In the final analysis, all of Mains's claims must be dismissed — most under Rooker-Feldman, and a few for issue preclusion. "[T]he right disposition, when the Rooker-Feldman doctrine applies, is an order under Fed. R. Civ. P. 12(b)(1) dismissing the suit for lack of subject-matter jurisdiction." Frederiksen v. City of Lockport, 384 F.3d 437, 439 (7th Cir. 2004). Such a dismissal cannot be with prejudice; "that's a disposition on the merits, which only a court with jurisdiction may render." Id. at 438. A dismissal pursuant to Rooker-Feldman must therefore be without prejudice.
Whether a complaint fails to state a claim, on the other hand, is a decision on the merits, and thus a dismissal may be either with or without prejudice. Reed v. Columbia St. Mary’s Hosp., 782 F.3d 331, 336 (7th Cir. 2015). Here, issue preclusion prevents Mains from demonstrating a legal entitlement to relief, as his claims rely on issues that the state court has already decided.
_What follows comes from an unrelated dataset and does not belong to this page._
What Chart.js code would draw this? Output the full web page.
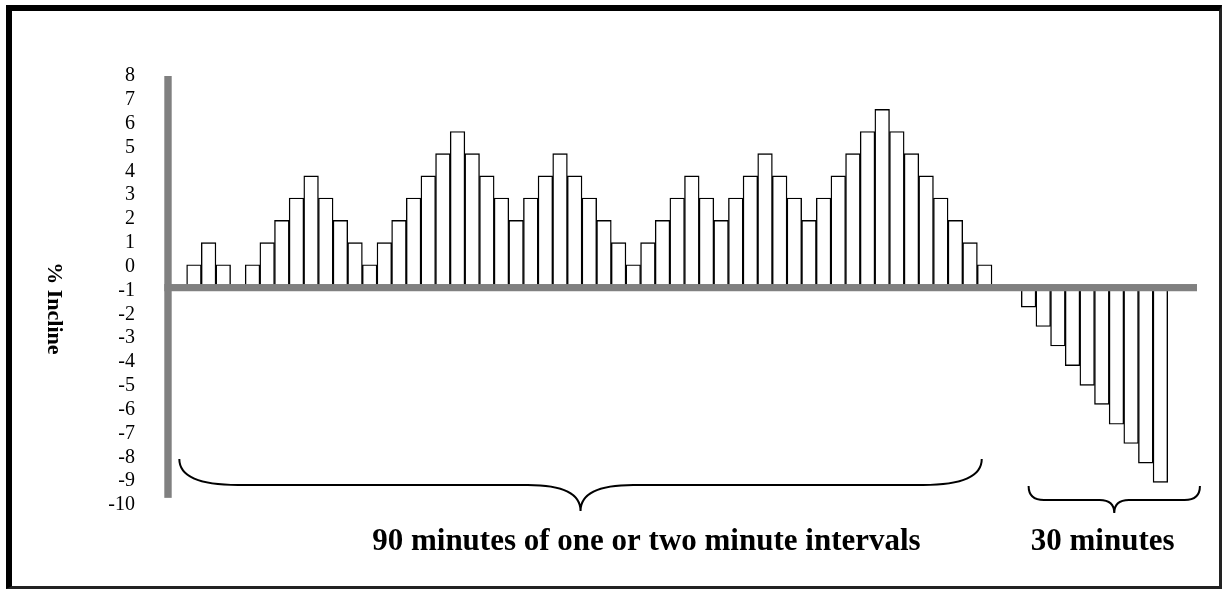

While issue preclusion is normally an affirmative defense raised in a motion under Federal Rule of Civil Procedure 12(c) (judgment on the pleadings) or 56 (summary judgment), "[a] litigant may plead [himself] out of court by alleging (and thus admitting) the elements of a defense ... ." U.S. Gypsum Co. v. Indiana Gas Co., 350 F.3d 623, 626 (7th Cir. 2003). The defendants moved to dismiss in the district court on res judicata [*15] and 12(b)(6) grounds. Even if they had not done so, Mains has pleaded himself out of court on any FDCPA, TILA, and RESPA claims over which the court may have had jurisdiction. His complaint detailed the state-court litigation, judgment, and appeals, and summarized the issues he raised to the state court in opposing summary judgment. We may therefore consider these arguments on appeal.
When a district court does not have subject-matter jurisdiction over federal claims, it cannot exercise supplemental jurisdiction over any state claims under 28 U.S.C. § 1367. See e.g., Nowak v. Ironworkers Local 6 Pension Fund, 81 F.3d 1182, 1188 (2d Cir. 1996) ("[S]ince a court must have original jurisdiction in order to exercise supplemental jurisdiction, a dismissal pursuant to Rule 12(b)(1) precludes a district court from exercising [*17] supplemental jurisdiction over related state claims."). Insofar as Rooker-Feldman deprived the district court of jurisdiction over the federal claims, the state claims also had to be dismissed without prejudice for lack of jurisdiction. To the extent any of Mains's theories fall outside the scope of Rooker-Feldman, supplemental jurisdiction is possible. Nonetheless, the federal claims were properly dismissed on the merits at a very early stage, and so the district court properly could relinquish its jurisdiction over the state claims.
We therefore modify the district court's judgment to show that most of Mains's federal and state law claims are dismissed without prejudice, and the remainder are dismissed with prejudice. We AFFIRM the judgment as so modified.